In Europe, German Bunds also saw profit-taking, though Portuguese
bonds remained in the firing line having suffered their worst
selloff in 2-1/2 years on Thursday on worries its new government may
not be sticking to its bailout program.
Portuguese yields were up another 3.2 basis points at 4.26 percent
and on track to post their biggest weekly jump since May 2012, the
height of its debt crisis.
"We have a new government and its fiscal policy is in doubt in the
market," said Jan von Gerich, fixed income chief analyst at Nordea.
"As long as the ECB is there to support Portugal, that limits the
losses but if there is serious fiscal slippage and Portugal losses
its final investment grade rating, forcing the ECB to drop them from
the QE program, the losses could be huge."

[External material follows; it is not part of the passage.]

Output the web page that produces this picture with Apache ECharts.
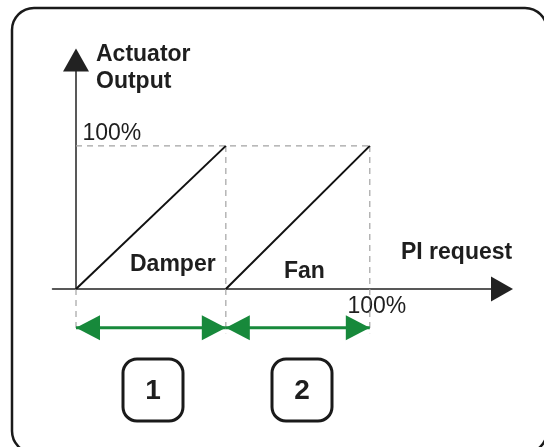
<!DOCTYPE html>
<html>
<head>
<meta charset="utf-8">
<script src="https://cdn.jsdelivr.net/npm/echarts@6/dist/echarts.min.js"></script>
<style>
  html, body { margin: 0; padding: 0; background: #fff; }
  #chart { width: 544px; height: 447px; }
</style>
</head>
<body>
<div id="chart"></div>
<script>
// PI request (x) vs actuator output (y), both in %
const damper = [[0, 0], [51, 100]];
const fan = [[51, 0], [100, 100]];
// dashed guide segments
const guides = [
  [[0, 100], [100, 100]],
  [[51, 100], [51, -31]],
  [[100, 100], [100, -31]],
  [[0, 0], [0, -30]]
];
// green span arrows (stage 1 = damper, stage 2 = fan)
const spans = [[0, 51], [51, 100]];
const spanLevel = -27;
const stageNames = ['1', '2'];
const xTickValues = [100];
const yTickValues = [100];

const font = 'Liberation Sans, Arial, Helvetica, sans-serif';
const green = '#17893b';

const chart = echarts.init(document.getElementById('chart'));

const series = [];
guides.forEach(function (seg) {
  series.push({
    type: 'line', data: seg, symbol: 'none', clip: false, silent: true, z: 1,
    lineStyle: { color: '#a3a3a3', width: 1.2, type: [6, 5] }
  });
});
[damper, fan].forEach(function (d) {
  series.push({
    type: 'line', data: d, symbol: 'none', clip: false, z: 3,
    lineStyle: { color: '#111', width: 2 }
  });
});
spans.forEach(function (s) {
  series.push({
    type: 'line', data: [[s[0], spanLevel], [s[1], spanLevel]], symbol: 'none', clip: false, z: 4,
    lineStyle: { color: green, width: 3 }
  });
  // left-pointing head at start, right-pointing head at end
  series.push({
    type: 'scatter', data: [[s[0], spanLevel]], clip: false, z: 5,
    symbol: 'path://M1,0L0,0.5L1,1Z', symbolSize: [24, 25], symbolOffset: [12, 0],
    itemStyle: { color: green, opacity: 1 }
  });
  series.push({
    type: 'scatter', data: [[s[1], spanLevel]], clip: false, z: 5,
    symbol: 'path://M0,0L1,0.5L0,1Z', symbolSize: [24, 25], symbolOffset: [-12, 0],
    itemStyle: { color: green, opacity: 1 }
  });
});

const boxCenters = [153, 302];
const graphic = [
  { type: 'rect', shape: { x: 12, y: 8, width: 535, height: 445, r: 22 },
    style: { fill: 'none', stroke: '#1a1a1a', lineWidth: 2.5 }, z: 10 },
  { type: 'text', x: 96, y: 41, style: { text: 'Actuator\nOutput', font: 'bold 23px ' + font, fill: '#1e1e1e', lineHeight: 27 }, z: 10 },
  { type: 'text', x: 130, y: 265, style: { text: 'Damper', font: 'bold 23px ' + font, fill: '#1e1e1e', verticalAlign: 'middle' }, z: 10 },
  { type: 'text', x: 284, y: 272, style: { text: 'Fan', font: 'bold 23px ' + font, fill: '#1e1e1e', verticalAlign: 'middle' }, z: 10 },
  { type: 'text', x: 401, y: 253, style: { text: 'PI request', font: 'bold 23px ' + font, fill: '#1e1e1e', verticalAlign: 'middle' }, z: 10 }
];
stageNames.forEach(function (n, i) {
  graphic.push({ type: 'rect', shape: { x: boxCenters[i] - 30, y: 359, width: 60, height: 62, r: 14 },
    style: { fill: '#fff', stroke: '#1a1a1a', lineWidth: 3 }, z: 10 });
  graphic.push({ type: 'text', x: boxCenters[i], y: 391,
    style: { text: n, font: 'bold 28px ' + font, fill: '#1e1e1e', align: 'center', verticalAlign: 'middle' }, z: 11 });
});

chart.setOption({
  animation: false,
  backgroundColor: '#fff',
  grid: { left: 52.5, right: 42, top: 60, bottom: 158 },
  xAxis: {
    type: 'value', min: -8, max: 145,
    axisLine: { onZero: true, lineStyle: { color: '#222', width: 1.5 }, symbol: ['none', 'triangle'], symbolSize: [25, 22] },
    axisTick: { show: false },
    splitLine: { show: false },
    axisLabel: {
      customValues: xTickValues, formatter: function (v) { return v + '%'; },
      margin: 6, padding: [0, 0, 0, 14],
      fontFamily: font, fontSize: 23, color: '#1e1e1e'
    }
  },
  yAxis: {
    type: 'value', min: 0, max: 160,
    axisLine: { onZero: true, lineStyle: { color: '#222', width: 1.5 }, symbol: ['none', 'triangle'], symbolSize: [26, 23] },
    axisTick: { show: false },
    splitLine: { show: false },
    axisLabel: {
      customValues: yTickValues, formatter: function (v) { return v + '%'; },
      inside: true, margin: 30, align: 'left', verticalAlign: 'bottom', padding: [0, 0, 1, 0],
      fontFamily: font, fontSize: 23, color: '#1e1e1e'
    }
  },
  series: series,
  graphic: graphic
});
</script>
</body>
</html>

Things were calmer for commodities. Brent and U.S. oil prices
were both up roughly 5 percent from Thursday's near 13-year low,
helped by comments from an OPEC energy minister sparking hopes of a
coordinated production cut.
Gold dipped to $1,237.36 after soaring 4 percent the previous day
and was still set for its best week in four years after the stock
and FX market turmoil had sent investors into safe haven assets.